Research


Our Mission

We are entering a new era of scientific discovery, where machine learning is transforming how we understand and engineer the physical world. This creates an opportunity to learn, predict, and reason about chemistry in entirely new ways. Our research combines machine learning and molecular simulation to study chemistry as it really happens - in dynamic, heterogeneous, and often messy environments. We pursue both new algorithms/methods and new chemical understanding.

Research 1

Physics-Aware Machine Learning

Machine learning models are now a routine workhorse for atomistic simulation and molecular design. The real test comes when these models are applied to complex chemical environments. Chemistry in the real world is messy and electronically complicated, and getting these systems right often requires more than just bigger models and more data. Can physical knowledge bridge this gap, and how should it be incorporated? Our group develops physics-aware machine learning algorithms and tools to tackle these challenges, including machine learning interatomic potentials (MLIPs), active learning strategies, and generative models for molecular simulation and design.

Learning What to Learn

Scientific discovery is becoming a conversation between researchers and intelligent algorithms. Every simulation (or experiment) teaches us something new, but figuring out what to learn next becomes increasingly difficult as data become more expensive to obtain and systems move beyond familiar regimes. Our group develops mathematically grounded methods that help decide what data to collect, where to explore next, and how to learn as efficiently as possible. These intelligent algorithms combine ideas from uncertainty quantification, active learning, and learning under distribution shift.

Research 2
Research 3

Engineering Functional Materials

Designing better materials can often feel like a game of whack-a-mole. Improving activity may reduce stability, increasing selectivity may decrease conversion, and small changes in composition can lead to dramatically different behavior. Our group studies the molecular and electronic origins of these tradeoffs and looks for opportunities to break them. We use these insights to guide the forward design of heterogeneous catalysts, 2D materials, and other functional materials for energy and sustainability applications.

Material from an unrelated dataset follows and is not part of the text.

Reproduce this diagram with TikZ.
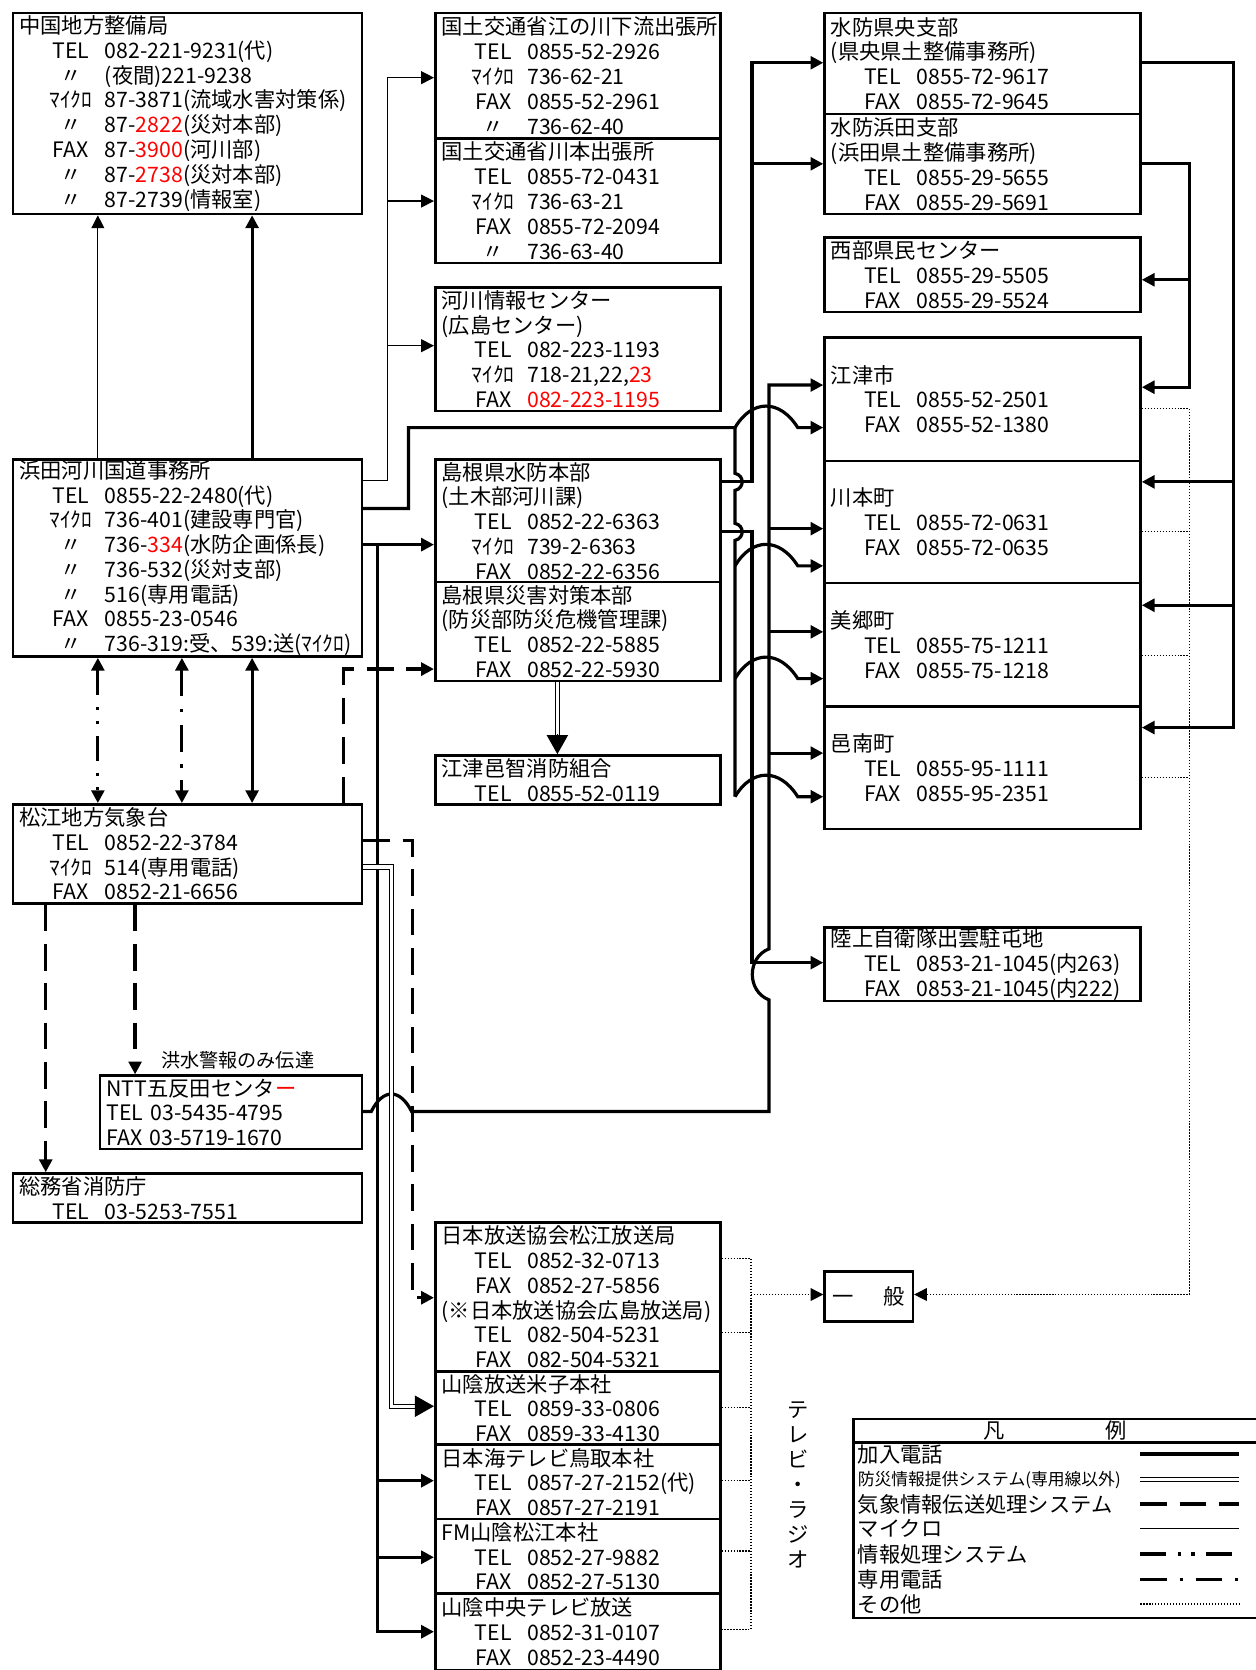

Engineering Interfaces and Solvents

Catalysts often get all the attention, but it is only half the story. The surrounding electrolyte can be just as much of a catalyst as the catalyst itself! The challenge is that these environments are dynamic, collective, and often difficult to characterize from experiments alone. Our group combines statistical mechanics and first principles theory to understand how solvents, electric fields, and fluctuations determine chemical behavior. We use these insights to engineer new electrolyte-design knobs for controlling catalysis, separations, and electrochemical processes.